As to why I keep comparing the two books and not to other books by the same author, it's because the two are written adjacently—American Gods came right after Neverwhere, and both stories are written after an existing thing or concept—Neverwhere with real-life specific stretch of subway in London and American Gods with old gods then worshipped by real people.

Yes, I did tell about how I easily had gotten bored. But there are nice transitions that have me back on track. I could not express my awe with such a great story buildup. It's like riding a bus that runs at a steady speed and you spot a complex highway system ahead and you know then that the ride's going to be interesting. Or having that usual 3-hour drive in a plain road but along the way, you must pass by mountain ranges and cliffs.
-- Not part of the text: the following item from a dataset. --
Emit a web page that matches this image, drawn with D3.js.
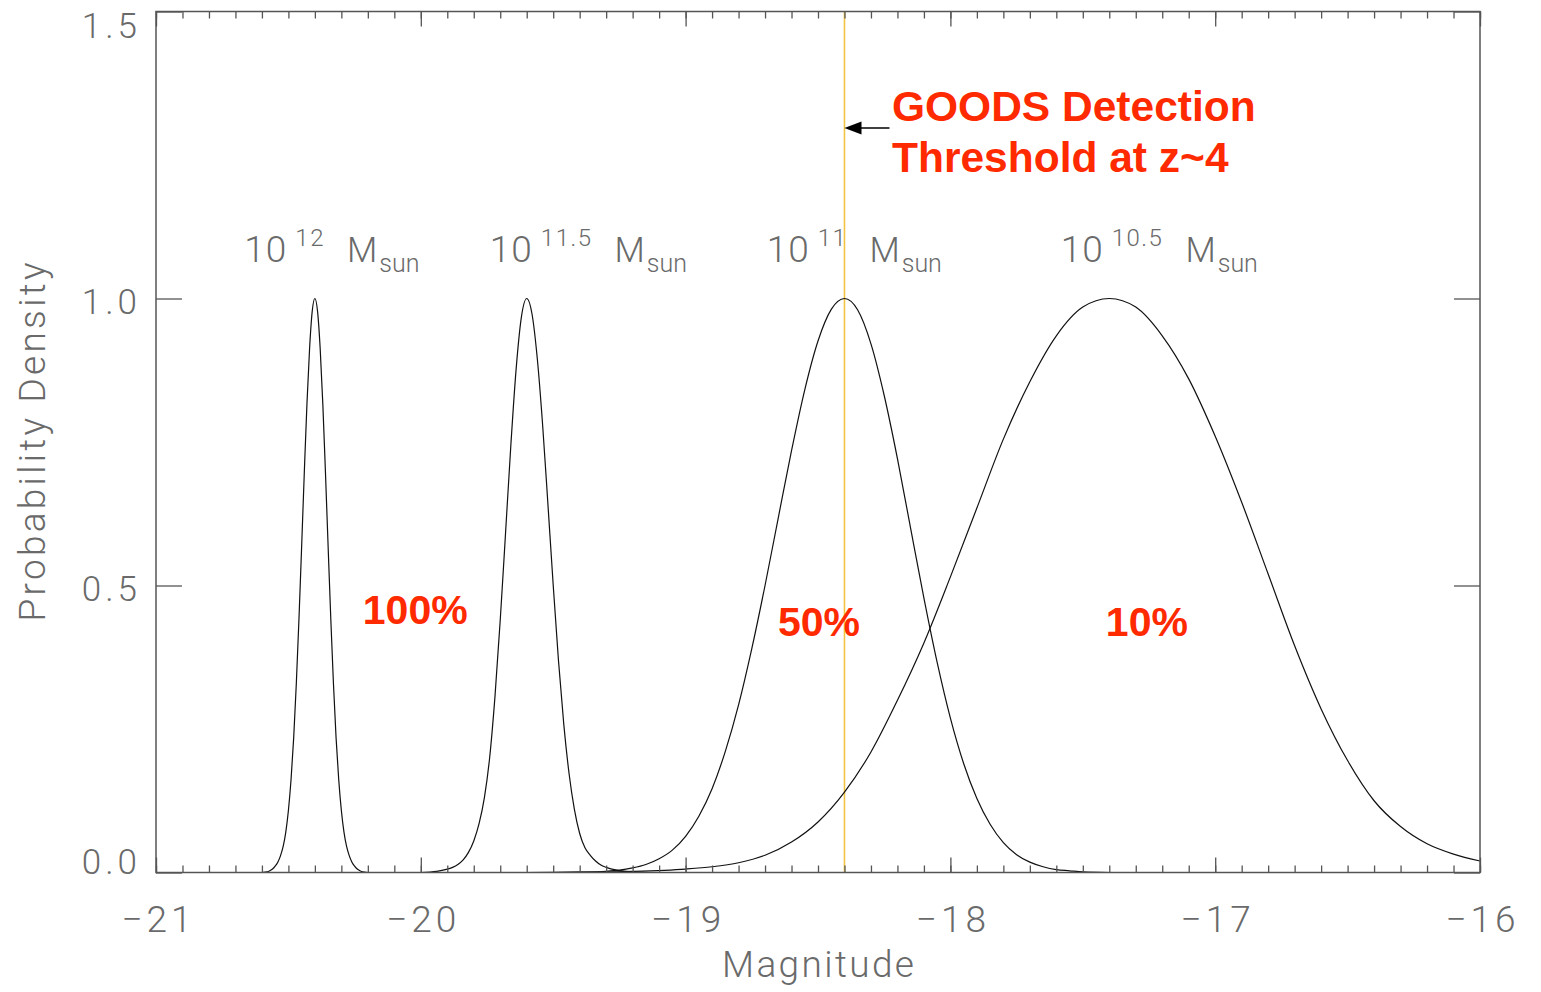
<!DOCTYPE html>
<html>
<head>
<meta charset="utf-8">
<script src="https://cdn.jsdelivr.net/npm/d3@7"></script>
<style>
  body { margin: 0; background: #fff; }
  svg text { font-family: Roboto, "DejaVu Sans", sans-serif; }
  .thin { font-weight: 300; fill: #6a6a6a; }
  .red { font-family: "Liberation Sans", Arial, sans-serif !important; font-weight: bold; fill: #ff2a00; }
</style>
</head>
<body>
<svg id="chart" width="1541" height="992"></svg>
<script>
// ---- data: normalised probability density vs absolute magnitude ----
const massExponents = ["12", "11.5", "11", "10.5"];

const curve12 = [
  [-20.60, 0], [-20.58, 0.001], [-20.57, 0.003], [-20.56, 0.006], [-20.55, 0.011],
  [-20.54, 0.018], [-20.53, 0.029], [-20.52, 0.045], [-20.51, 0.070], [-20.50, 0.108],
  [-20.49, 0.162], [-20.48, 0.235], [-20.47, 0.330], [-20.46, 0.443], [-20.45, 0.568],
  [-20.44, 0.696], [-20.43, 0.816], [-20.42, 0.913], [-20.41, 0.978], [-20.40, 1.0],
  [-20.39, 0.978], [-20.38, 0.913], [-20.37, 0.816], [-20.36, 0.696], [-20.35, 0.568],
  [-20.34, 0.443], [-20.33, 0.330], [-20.32, 0.235], [-20.31, 0.162], [-20.30, 0.108],
  [-20.29, 0.070], [-20.28, 0.045], [-20.27, 0.029], [-20.26, 0.018], [-20.25, 0.011],
  [-20.24, 0.006], [-20.23, 0.003], [-20.22, 0.001], [-20.20, 0]
];
const curve115 = [
  [-20.00, 0], [-19.94, 0.002], [-19.90, 0.006], [-19.88, 0.009], [-19.86, 0.014],
  [-19.84, 0.022], [-19.82, 0.035], [-19.80, 0.055], [-19.78, 0.085], [-19.76, 0.130],
  [-19.74, 0.200], [-19.72, 0.306], [-19.70, 0.440], [-19.68, 0.591], [-19.66, 0.744],
  [-19.64, 0.877], [-19.62, 0.968], [-19.60, 1.0], [-19.58, 0.973], [-19.56, 0.895],
  [-19.54, 0.780], [-19.52, 0.642], [-19.50, 0.501], [-19.48, 0.369], [-19.46, 0.258],
  [-19.44, 0.172], [-19.42, 0.110], [-19.40, 0.068], [-19.38, 0.043], [-19.36, 0.030],
  [-19.34, 0.020], [-19.32, 0.013], [-19.30, 0.009], [-19.26, 0.004], [-19.20, 0.001],
  [-19.14, 0]
];
const curve11 = [
  [-19.50, 0], [-19.40, 0.0005], [-19.30, 0.002], [-19.25, 0.004], [-19.20, 0.008],
  [-19.15, 0.014], [-19.10, 0.024], [-19.05, 0.039], [-19.00, 0.063], [-18.95, 0.098],
  [-18.90, 0.146], [-18.85, 0.211], [-18.80, 0.292], [-18.75, 0.390], [-18.70, 0.500],
  [-18.65, 0.618], [-18.60, 0.735], [-18.55, 0.841], [-18.50, 0.926], [-18.45, 0.981],
  [-18.40, 1.0], [-18.35, 0.980], [-18.30, 0.921], [-18.25, 0.831], [-18.20, 0.721],
  [-18.15, 0.599], [-18.10, 0.478], [-18.05, 0.366], [-18.00, 0.269], [-17.95, 0.190],
  [-17.90, 0.129], [-17.85, 0.084], [-17.80, 0.052], [-17.75, 0.031], [-17.70, 0.018],
  [-17.65, 0.010], [-17.60, 0.005], [-17.55, 0.003], [-17.50, 0.001], [-17.40, 0]
];
const curve105 = [
  [-19.60, 0], [-19.40, 0.0005], [-19.20, 0.002], [-19.00, 0.006], [-18.90, 0.010],
  [-18.80, 0.017], [-18.70, 0.030], [-18.60, 0.053], [-18.50, 0.088], [-18.40, 0.140],
  [-18.30, 0.210], [-18.20, 0.300], [-18.10, 0.400], [-18.00, 0.515], [-17.90, 0.635],
  [-17.80, 0.755], [-17.70, 0.855], [-17.60, 0.935], [-17.50, 0.985], [-17.40, 1.0],
  [-17.30, 0.985], [-17.20, 0.935], [-17.10, 0.860], [-17.00, 0.760], [-16.90, 0.645],
  [-16.80, 0.520], [-16.70, 0.395], [-16.60, 0.285], [-16.50, 0.195], [-16.40, 0.125],
  [-16.30, 0.080], [-16.20, 0.050], [-16.10, 0.032], [-16.00, 0.020]
];
const curves = [curve12, curve115, curve11, curve105];

const detectionFractions = ["100%", "50%", "10%"];
const thresholdMagnitude = -18.4;
const thresholdText = ["GOODS Detection", "Threshold at z~4"];

const xTicks = [-21, -20, -19, -18, -17, -16];
const yTicks = [0.0, 0.5, 1.0, 1.5];
const xTitle = "Magnitude";
const yTitle = "Probability Density";

// ---- layout ----
const svg = d3.select("#chart");
const plot = { left: 156, right: 1480, top: 11.5, bottom: 872.5 };
const x = d3.scaleLinear().domain([-21, -16]).range([plot.left, plot.right]);
const y = d3.scaleLinear().domain([0, 1.5]).range([plot.bottom, plot.top]);

const massLabelAt = [-20.655, -19.728, -18.682, -17.572];   // left edge of each "10^n M_sun" label
const fractionLabelAt = [[-20.021, 0.433], [-18.496, 0.412], [-17.258, 0.412]];
const axisColor = "#555";

svg.append("rect").attr("width", 1541).attr("height", 992).attr("fill", "#fff");

// threshold line
svg.append("line")
  .attr("x1", x(thresholdMagnitude)).attr("x2", x(thresholdMagnitude))
  .attr("y1", plot.top).attr("y2", plot.bottom)
  .attr("stroke", "#f3c443").attr("stroke-width", 1.6);

// density curves
const line = d3.line()
  .x(d => x(d[0])).y(d => y(d[1]))
  .curve(d3.curveMonotoneX);
svg.append("g").selectAll("path").data(curves).join("path")
  .attr("d", line)
  .attr("fill", "none").attr("stroke", "#111").attr("stroke-width", 1.2);

// axes
const minorX = d3.range(-210, -159).map(d => d / 10);
function styleAxis(g) {
  g.select(".domain").remove();
  g.selectAll(".tick line").attr("stroke", axisColor).attr("stroke-width", 1.3);
}
svg.append("g").attr("transform", `translate(0,${plot.bottom})`)
  .call(d3.axisBottom(x).tickValues(minorX).tickSize(-7).tickSizeOuter(0).tickFormat(""))
  .call(styleAxis);
svg.append("g").attr("transform", `translate(0,${plot.top})`)
  .call(d3.axisTop(x).tickValues(minorX).tickSize(-7).tickSizeOuter(0).tickFormat(""))
  .call(styleAxis);
svg.append("g").attr("transform", `translate(0,${plot.top})`)
  .call(d3.axisTop(x).tickValues(xTicks).tickSize(-15).tickSizeOuter(0).tickFormat(""))
  .call(styleAxis);
const xAxis = svg.append("g").attr("transform", `translate(0,${plot.bottom})`)
  .call(d3.axisBottom(x).tickValues(xTicks).tickSize(-15).tickSizeOuter(0).tickPadding(33)
    .tickFormat(d3.format("d")))
  .call(styleAxis);
xAxis.selectAll("text").attr("class", "thin").attr("font-size", 37)
  .style("letter-spacing", "4px").attr("dx", "2px");

const yAxis = svg.append("g").attr("transform", `translate(${plot.left},0)`)
  .call(d3.axisLeft(y).tickValues(yTicks).tickSize(-26).tickSizeOuter(0).tickPadding(15)
    .tickFormat(d3.format(".1f")))
  .call(styleAxis);
yAxis.selectAll("text").attr("class", "thin").attr("font-size", 35)
  .style("letter-spacing", "4px")
  .attr("dy", null)
  .attr("y", d => {
    const base = y(d) + 15;
    return Math.min(Math.max(base, plot.top + 26), plot.bottom + 1) - y(d);
  });
svg.append("g").attr("transform", `translate(${plot.right},0)`)
  .call(d3.axisRight(y).tickValues(yTicks).tickSize(-26).tickSizeOuter(0).tickFormat(""))
  .call(styleAxis);

// frame
svg.append("rect")
  .attr("x", plot.left).attr("y", plot.top)
  .attr("width", plot.right - plot.left).attr("height", plot.bottom - plot.top)
  .attr("fill", "none").attr("stroke", axisColor).attr("stroke-width", 1.5);

// axis titles
svg.append("text").attr("class", "thin")
  .attr("x", (plot.left + plot.right) / 2).attr("y", 977)
  .attr("text-anchor", "middle").attr("font-size", 37)
  .attr("textLength", 192).attr("lengthAdjust", "spacing")
  .text(xTitle);
svg.append("text").attr("class", "thin")
  .attr("transform", `translate(45,${(plot.top + plot.bottom) / 2}) rotate(-90)`)
  .attr("text-anchor", "middle").attr("font-size", 37)
  .attr("textLength", 359).attr("lengthAdjust", "spacing")
  .text(yTitle);

// mass labels: 10^n M_sun
massExponents.forEach((e, i) => {
  const x0 = x(massLabelAt[i]);
  const g = svg.append("g").attr("class", "mass-label");
  g.append("text").attr("class", "thin").attr("x", x0 - 3).attr("y", 262)
    .attr("font-size", 37).style("letter-spacing", "1px").text("10");
  const sup = g.append("text").attr("class", "thin").attr("x", x0 + 48).attr("y", 246)
    .attr("font-size", 24).style("letter-spacing", "1.5px").text(e);
  const supEnd = x0 + 48 + sup.node().getComputedTextLength();
  const m = g.append("text").attr("class", "thin").attr("x", supEnd + 22).attr("y", 262)
    .attr("font-size", 35).text("M");
  const mEnd = supEnd + 22 + m.node().getComputedTextLength();
  g.append("text").attr("class", "thin").attr("x", mEnd + 2).attr("y", 272)
    .attr("font-size", 25).text("sun");
});

// detection fractions
svg.append("g").selectAll("text").data(detectionFractions).join("text")
  .attr("class", "red")
  .attr("x", (d, i) => x(fractionLabelAt[i][0]))
  .attr("y", (d, i) => y(fractionLabelAt[i][1]))
  .attr("text-anchor", "middle").attr("font-size", 41)
  .text(d => d);

// threshold annotation
svg.append("g").selectAll("text").data(thresholdText).join("text")
  .attr("class", "red")
  .attr("x", 892).attr("y", (d, i) => 121 + i * 51)
  .attr("font-size", 42.5)
  .text(d => d);
const ax = x(thresholdMagnitude), ay = 128;
svg.append("line").attr("x1", ax + 12).attr("x2", ax + 45).attr("y1", ay).attr("y2", ay)
  .attr("stroke", "#000").attr("stroke-width", 1.5);
svg.append("path")
  .attr("d", `M${ax},${ay} L${ax + 17},${ay - 6.5} L${ax + 17},${ay + 6.5} Z`)
  .attr("fill", "#000");
</script>
</body>
</html>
Neil Gaiman has a style of writing where there's a chapter for the present (Shadow's journey), proceeded by a chapter about the past (not of Shadow's but of other people involving gods) and some chapters written by a certain Mr. Ibis (by that I mean Mr. Ibis telling a story while he writes his story in what I guess is his journal).
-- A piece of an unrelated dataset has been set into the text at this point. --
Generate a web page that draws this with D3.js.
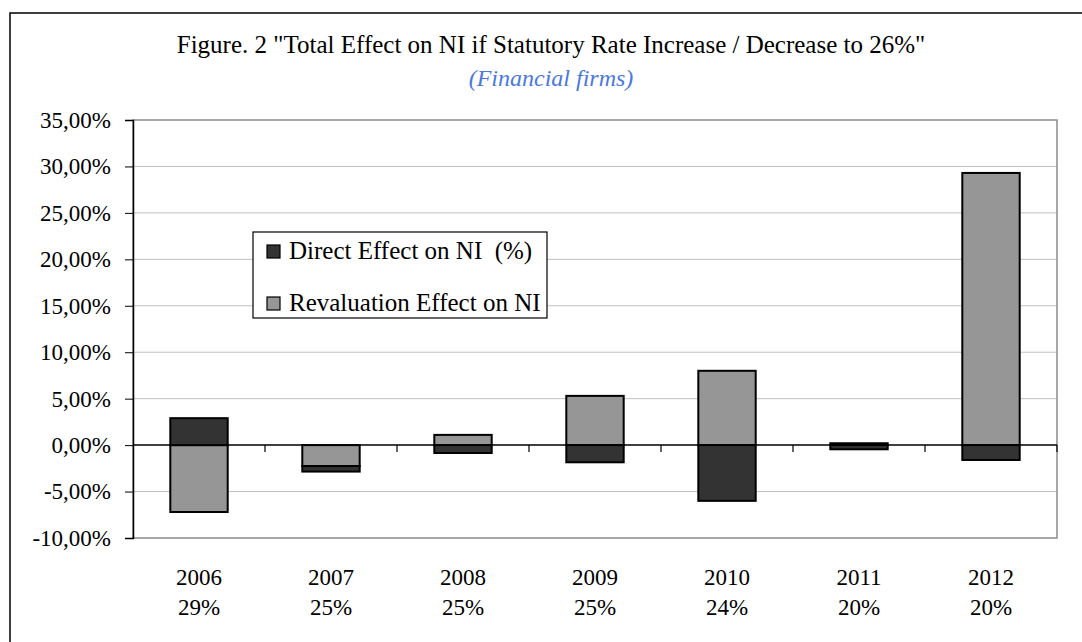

He has a way of putting things together. He has a smorgasbord of people here, each with his own background. You need to put one and two together, see how the past would play in the story, and how everything interacts— from Shadow's immediate freedom from prison, his then cellmate's teachings (a prison cellmate that goes by the name Low Key Lyesmith), his dead wife's travelings, why his boss hired him for a job, why he was kept at Lakeside, to the mystery of a missing child every winter.
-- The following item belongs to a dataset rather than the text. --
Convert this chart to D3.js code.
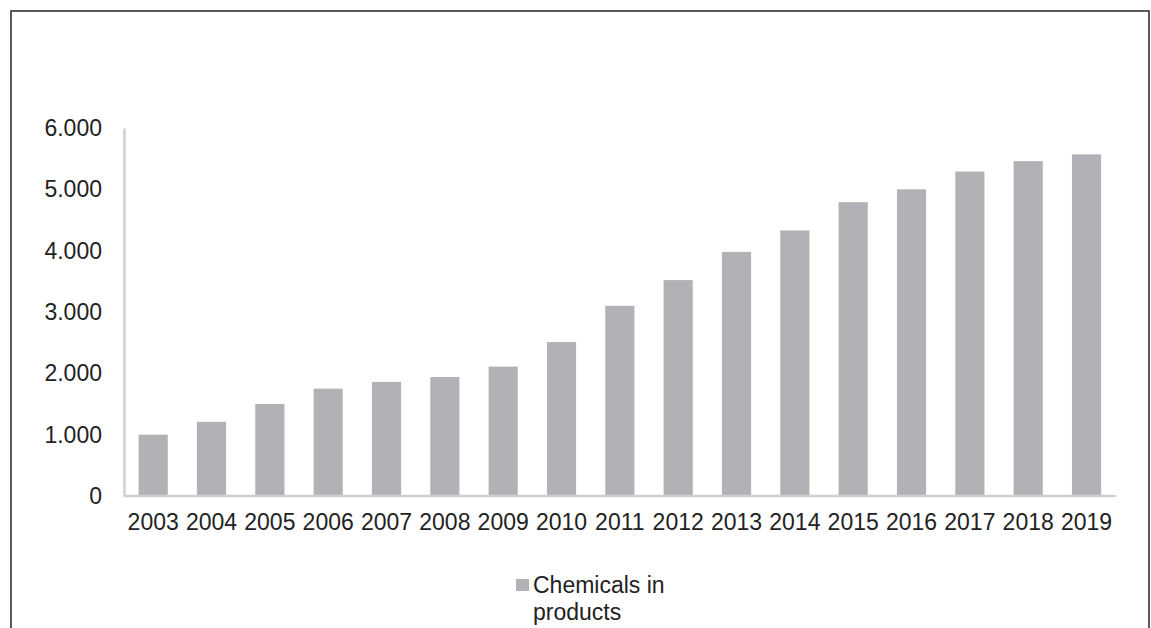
<!DOCTYPE html>
<html>
<head>
<meta charset="utf-8">
<script src="https://cdn.jsdelivr.net/npm/d3@7"></script>
<style>
  body { margin: 0; background: #fff; }
  svg { display: block; font-family: "Liberation Sans", Arial, sans-serif; }
</style>
</head>
<body>
<script>
// chart data
var years = ["2003", "2004", "2005", "2006", "2007", "2008", "2009", "2010", "2011",
             "2012", "2013", "2014", "2015", "2016", "2017", "2018", "2019"];
var chemicals = [1000, 1210, 1500, 1750, 1860, 1940, 2110, 2510, 3100,
                 3520, 3980, 4330, 4790, 5000, 5290, 5460, 5570];
var yTicks = [0, 1000, 2000, 3000, 4000, 5000, 6000];
var seriesName = ["Chemicals in", "products"];

var width = 1151,
    height = 628;

var svg = d3.select("body").append("svg")
    .attr("width", width)
    .attr("height", height);

// outer frame (bottom edge runs off the picture)
svg.append("rect")
    .attr("x", 11)
    .attr("y", 11)
    .attr("width", 1138)
    .attr("height", 660)
    .attr("fill", "none")
    .attr("stroke", "#333")
    .attr("stroke-width", 1.6);

var x = d3.scaleBand()
    .domain(years)
    .range([124, 1115.7])
    .paddingInner(0.5)
    .paddingOuter(0.25);

var y = d3.scaleLinear()
    .domain([0, 6000])
    .range([496, 128]);

var fmt = function(d) { return d3.format(",")(d).replace(/,/g, "."); };

// bars
svg.selectAll(".bar")
    .data(chemicals)
  .enter().append("rect")
    .attr("class", "bar")
    .attr("x", function(d, i) { return x(years[i]); })
    .attr("y", function(d) { return y(d); })
    .attr("width", x.bandwidth())
    .attr("height", function(d) { return y(0) - y(d); })
    .attr("fill", "#b1b2b5");

// y axis
var yAxis = svg.append("g")
    .attr("transform", "translate(124,0)")
    .call(d3.axisLeft(y).tickValues(yTicks).tickFormat(fmt).tickSize(0).tickPadding(22));
yAxis.select(".domain").attr("stroke", "#cfcfcf").attr("stroke-width", 2.5);
yAxis.selectAll("text")
    .attr("fill", "#222")
    .style("font-size", "23px");

// x axis
var xAxis = svg.append("g")
    .attr("transform", "translate(0,496)")
    .call(d3.axisBottom(x).tickSize(0).tickPadding(18));
xAxis.select(".domain")
    .attr("d", "M124,0H1115.7")
    .attr("stroke", "#cfcfcf").attr("stroke-width", 2.5);
xAxis.selectAll("text")
    .attr("fill", "#222")
    .style("font-size", "23px");

// legend
var legend = svg.append("g");
legend.append("rect")
    .attr("x", 516)
    .attr("y", 579)
    .attr("width", 13)
    .attr("height", 12)
    .attr("fill", "#b1b2b5");
legend.append("text")
    .attr("x", 533)
    .attr("y", 593)
    .attr("fill", "#222")
    .style("font-size", "23px")
    .selectAll("tspan")
    .data(seriesName)
  .enter().append("tspan")
    .attr("x", 533)
    .attr("dy", function(d, i) { return i ? 27 : 0; })
    .text(function(d) { return d; });
</script>
</body>
</html>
So much is in the story. There's a classic horror feel in a contemporary digital age. There's like a psychopath thing, a murder mystery. In the end, there's an underlying father issue. And like some Gaiman books, an ending with a love story that could be or could have been. Gaiman's books are always about the journey and never about romance. But it's there, just untouched or could be touched. Well, it's up to the readers since romance is just hovering at the end of the book. Like always.

Some musings:

Ever since Mr. Wednesday (Shadow's boss) talked about Thor, I thought about reincarnation. I thought that maybe Shadow was a resurrection of Thor—there's those things about being similar to him—stupid and big, then there's that dream about a mountain of skulls (which are supposedly Shadow's according to a Buffalo—that I thought Shadow could have been reborn so many times) and thunderbirds (presumably could bring the dead back to life, something that could help his dead wife Laura), his joy with rain and lightning in the midst of his Vigil where he could possibly die. There's also the parallelism between Atsula and Wututu with their withered left arm and Agasu and that one-armed god (whose name I forgot) with only one arm. I was so misled by those. There's resurrection but not of them. You cannot just give high hopes for Thor. He'll never be there because he's forever dead. *Sigh*

When I thought that this is just another fantasy book, I discovered that the story goes deeper than I thought. There are also parallelism with events in the Holy Bible which will raise some points. And some dialogues with arousing remark:

Without individuals we see only numbers: a thousand dead, a hundred thousand dead, “casualties may rise to a million.” With individual stories, the statistics become people—but even that is a lie, for the people continue to suffer in numbers that themselves are numbing and meaningless. Look, see the child’s swollen, swollen belly, and the flies that crawl at the corners of his eyes, his skeletal limbs: will it make it easier for you to know his name, his age, his dreams, his fears? To see him from the inside? And if it does, are we not doing a disservice to his sister, who lies in the searing dust beside him, a distorted, distended caricature of a human child? And there, if we feel for them, are they now more important to us than a thousand other children touched by the same famine, a thousand other young lives who will soon be food for the flies’ own myriad squirming children?